Task details
Write out the listing, please, but only from its first line through the line containing "from matplotlib.patches import Ellipse", exactly as given and without pictures.

• • •

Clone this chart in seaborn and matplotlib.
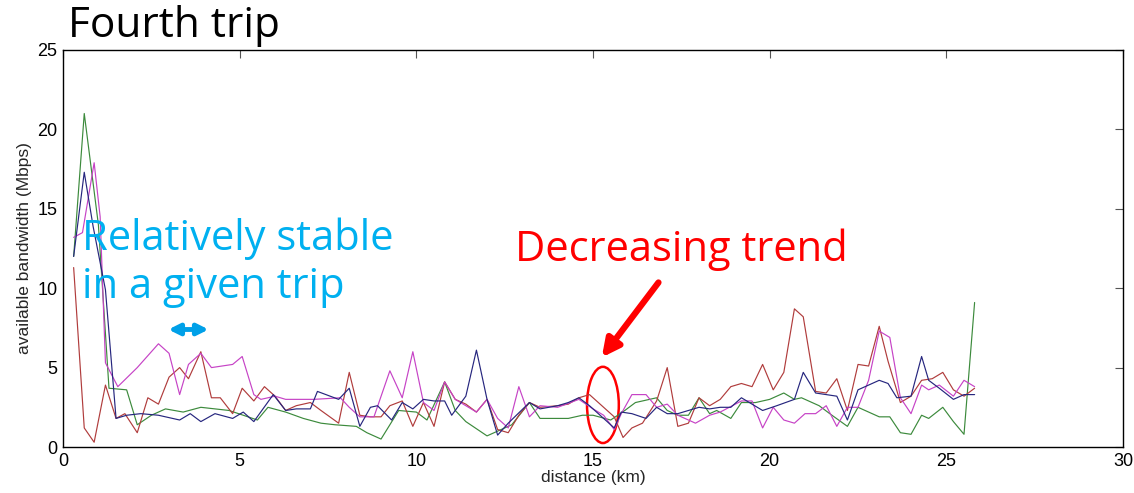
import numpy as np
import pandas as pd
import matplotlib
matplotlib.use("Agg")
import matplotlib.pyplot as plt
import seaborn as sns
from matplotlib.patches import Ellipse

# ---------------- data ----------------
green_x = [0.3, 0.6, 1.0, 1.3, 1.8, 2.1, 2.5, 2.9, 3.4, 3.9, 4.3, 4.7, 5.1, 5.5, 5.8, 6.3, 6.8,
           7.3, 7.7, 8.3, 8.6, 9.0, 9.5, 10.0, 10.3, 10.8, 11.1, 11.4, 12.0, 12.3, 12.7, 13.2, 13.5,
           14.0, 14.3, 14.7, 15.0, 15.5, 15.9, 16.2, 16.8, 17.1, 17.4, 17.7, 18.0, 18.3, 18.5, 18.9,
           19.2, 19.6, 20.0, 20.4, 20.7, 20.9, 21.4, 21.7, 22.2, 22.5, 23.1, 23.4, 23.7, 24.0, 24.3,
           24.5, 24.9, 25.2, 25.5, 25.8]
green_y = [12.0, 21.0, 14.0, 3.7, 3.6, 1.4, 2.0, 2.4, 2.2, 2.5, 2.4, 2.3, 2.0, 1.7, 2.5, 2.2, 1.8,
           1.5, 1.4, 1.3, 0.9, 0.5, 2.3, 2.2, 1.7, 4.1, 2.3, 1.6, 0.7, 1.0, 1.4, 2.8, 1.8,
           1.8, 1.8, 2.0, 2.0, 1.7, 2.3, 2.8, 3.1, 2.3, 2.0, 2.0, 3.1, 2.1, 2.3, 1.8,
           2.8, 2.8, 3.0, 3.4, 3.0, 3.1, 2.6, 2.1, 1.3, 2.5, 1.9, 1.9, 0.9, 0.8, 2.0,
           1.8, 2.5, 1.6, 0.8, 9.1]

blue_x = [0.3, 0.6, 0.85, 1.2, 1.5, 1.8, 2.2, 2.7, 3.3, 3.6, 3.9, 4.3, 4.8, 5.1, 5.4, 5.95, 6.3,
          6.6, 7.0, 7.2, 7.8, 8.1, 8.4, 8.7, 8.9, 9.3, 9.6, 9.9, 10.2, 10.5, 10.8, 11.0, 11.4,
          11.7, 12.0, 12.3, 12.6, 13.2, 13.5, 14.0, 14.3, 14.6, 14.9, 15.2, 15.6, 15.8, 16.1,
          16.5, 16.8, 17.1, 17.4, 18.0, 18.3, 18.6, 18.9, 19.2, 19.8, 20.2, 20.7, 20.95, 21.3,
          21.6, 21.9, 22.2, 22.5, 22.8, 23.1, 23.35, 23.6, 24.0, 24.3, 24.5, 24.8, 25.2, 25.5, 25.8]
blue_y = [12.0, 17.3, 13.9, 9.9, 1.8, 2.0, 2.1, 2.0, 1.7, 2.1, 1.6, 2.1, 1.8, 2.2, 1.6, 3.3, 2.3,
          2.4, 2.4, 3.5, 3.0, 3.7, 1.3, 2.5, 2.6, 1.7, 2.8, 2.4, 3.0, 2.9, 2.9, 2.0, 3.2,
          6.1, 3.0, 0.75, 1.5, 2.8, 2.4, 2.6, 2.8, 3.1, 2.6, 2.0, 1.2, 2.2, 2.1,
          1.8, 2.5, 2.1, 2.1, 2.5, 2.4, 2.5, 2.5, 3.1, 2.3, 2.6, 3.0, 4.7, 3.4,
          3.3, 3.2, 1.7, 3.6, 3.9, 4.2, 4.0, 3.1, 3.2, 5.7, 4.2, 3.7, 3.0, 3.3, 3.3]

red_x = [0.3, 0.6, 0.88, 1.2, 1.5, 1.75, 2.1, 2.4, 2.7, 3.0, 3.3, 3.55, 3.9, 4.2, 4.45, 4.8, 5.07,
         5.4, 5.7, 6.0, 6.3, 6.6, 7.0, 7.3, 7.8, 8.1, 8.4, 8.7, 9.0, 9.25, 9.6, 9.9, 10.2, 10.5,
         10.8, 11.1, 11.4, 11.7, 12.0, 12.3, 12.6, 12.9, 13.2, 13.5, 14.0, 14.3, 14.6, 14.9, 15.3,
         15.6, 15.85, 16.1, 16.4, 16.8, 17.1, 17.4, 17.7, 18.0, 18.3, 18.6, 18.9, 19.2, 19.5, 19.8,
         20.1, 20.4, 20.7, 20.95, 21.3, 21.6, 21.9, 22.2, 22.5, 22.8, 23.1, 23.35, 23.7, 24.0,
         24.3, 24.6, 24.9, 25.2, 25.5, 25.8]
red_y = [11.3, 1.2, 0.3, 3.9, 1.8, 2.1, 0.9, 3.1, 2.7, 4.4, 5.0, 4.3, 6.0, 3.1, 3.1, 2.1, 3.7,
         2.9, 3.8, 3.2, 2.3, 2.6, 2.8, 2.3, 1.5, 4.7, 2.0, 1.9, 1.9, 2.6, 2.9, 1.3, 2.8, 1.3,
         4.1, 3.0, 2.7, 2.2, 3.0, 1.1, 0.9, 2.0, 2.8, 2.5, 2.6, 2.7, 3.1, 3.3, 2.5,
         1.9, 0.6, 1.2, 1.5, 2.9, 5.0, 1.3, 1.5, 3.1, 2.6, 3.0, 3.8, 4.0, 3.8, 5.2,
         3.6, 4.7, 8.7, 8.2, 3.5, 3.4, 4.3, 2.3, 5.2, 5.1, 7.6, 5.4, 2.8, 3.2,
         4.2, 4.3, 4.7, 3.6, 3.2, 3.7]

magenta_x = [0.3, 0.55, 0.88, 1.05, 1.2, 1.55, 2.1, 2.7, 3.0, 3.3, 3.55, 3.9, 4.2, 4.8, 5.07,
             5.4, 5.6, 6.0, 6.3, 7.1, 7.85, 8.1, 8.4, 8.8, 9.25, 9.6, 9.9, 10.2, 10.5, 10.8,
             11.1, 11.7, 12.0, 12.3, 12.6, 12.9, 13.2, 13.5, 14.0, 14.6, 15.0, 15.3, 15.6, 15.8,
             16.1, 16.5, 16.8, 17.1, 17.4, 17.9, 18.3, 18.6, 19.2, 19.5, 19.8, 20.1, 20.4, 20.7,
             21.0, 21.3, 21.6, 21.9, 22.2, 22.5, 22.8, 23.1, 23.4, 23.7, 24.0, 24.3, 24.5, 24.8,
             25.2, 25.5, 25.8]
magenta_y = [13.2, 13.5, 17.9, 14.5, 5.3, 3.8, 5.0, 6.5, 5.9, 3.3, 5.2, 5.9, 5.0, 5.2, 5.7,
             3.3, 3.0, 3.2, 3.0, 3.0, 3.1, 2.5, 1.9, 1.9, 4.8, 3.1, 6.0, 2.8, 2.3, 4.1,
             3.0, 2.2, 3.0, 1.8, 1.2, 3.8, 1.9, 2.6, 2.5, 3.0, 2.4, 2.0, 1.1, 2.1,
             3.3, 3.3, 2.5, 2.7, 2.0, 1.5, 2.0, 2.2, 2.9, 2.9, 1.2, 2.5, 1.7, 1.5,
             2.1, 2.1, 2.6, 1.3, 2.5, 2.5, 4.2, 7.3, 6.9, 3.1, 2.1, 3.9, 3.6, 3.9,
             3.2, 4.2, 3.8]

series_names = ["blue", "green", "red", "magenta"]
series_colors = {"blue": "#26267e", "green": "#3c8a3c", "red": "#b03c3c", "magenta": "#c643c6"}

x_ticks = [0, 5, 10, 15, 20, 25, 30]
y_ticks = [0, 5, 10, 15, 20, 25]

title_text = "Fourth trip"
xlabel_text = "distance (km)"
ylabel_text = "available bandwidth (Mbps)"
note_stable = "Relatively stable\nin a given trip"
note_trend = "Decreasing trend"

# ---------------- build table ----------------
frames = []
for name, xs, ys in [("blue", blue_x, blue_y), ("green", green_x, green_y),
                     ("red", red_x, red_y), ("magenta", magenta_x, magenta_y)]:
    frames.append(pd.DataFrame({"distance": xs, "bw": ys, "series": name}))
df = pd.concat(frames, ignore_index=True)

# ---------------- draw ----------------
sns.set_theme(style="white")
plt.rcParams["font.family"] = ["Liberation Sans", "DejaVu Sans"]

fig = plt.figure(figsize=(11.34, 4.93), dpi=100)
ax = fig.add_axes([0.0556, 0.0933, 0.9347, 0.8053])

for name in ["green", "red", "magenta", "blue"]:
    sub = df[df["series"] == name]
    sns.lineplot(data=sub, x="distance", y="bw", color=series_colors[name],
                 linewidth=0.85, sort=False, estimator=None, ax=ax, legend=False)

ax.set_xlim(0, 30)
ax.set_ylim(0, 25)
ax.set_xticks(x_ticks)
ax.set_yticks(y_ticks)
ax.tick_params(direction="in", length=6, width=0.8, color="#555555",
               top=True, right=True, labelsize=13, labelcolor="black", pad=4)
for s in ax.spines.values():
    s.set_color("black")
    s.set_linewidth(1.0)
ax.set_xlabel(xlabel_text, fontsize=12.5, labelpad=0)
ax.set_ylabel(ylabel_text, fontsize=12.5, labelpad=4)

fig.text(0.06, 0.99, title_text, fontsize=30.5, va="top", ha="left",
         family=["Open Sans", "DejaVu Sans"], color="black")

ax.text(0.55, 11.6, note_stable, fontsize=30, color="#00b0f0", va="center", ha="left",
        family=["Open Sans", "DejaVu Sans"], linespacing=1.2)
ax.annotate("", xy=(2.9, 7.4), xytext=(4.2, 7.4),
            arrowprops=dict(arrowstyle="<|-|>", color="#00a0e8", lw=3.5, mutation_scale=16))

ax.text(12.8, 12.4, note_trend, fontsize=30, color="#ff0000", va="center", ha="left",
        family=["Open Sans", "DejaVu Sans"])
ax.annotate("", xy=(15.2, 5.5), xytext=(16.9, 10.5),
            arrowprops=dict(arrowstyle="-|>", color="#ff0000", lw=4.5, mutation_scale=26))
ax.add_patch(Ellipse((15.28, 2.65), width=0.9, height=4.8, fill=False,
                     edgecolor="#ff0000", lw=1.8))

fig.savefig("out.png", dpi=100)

• • •

Solution to the problem
Clone this chart in seaborn and matplotlib.
import numpy as np
import pandas as pd
import matplotlib
matplotlib.use("Agg")
import matplotlib.pyplot as plt
import seaborn as sns
from matplotlib.patches import Ellipse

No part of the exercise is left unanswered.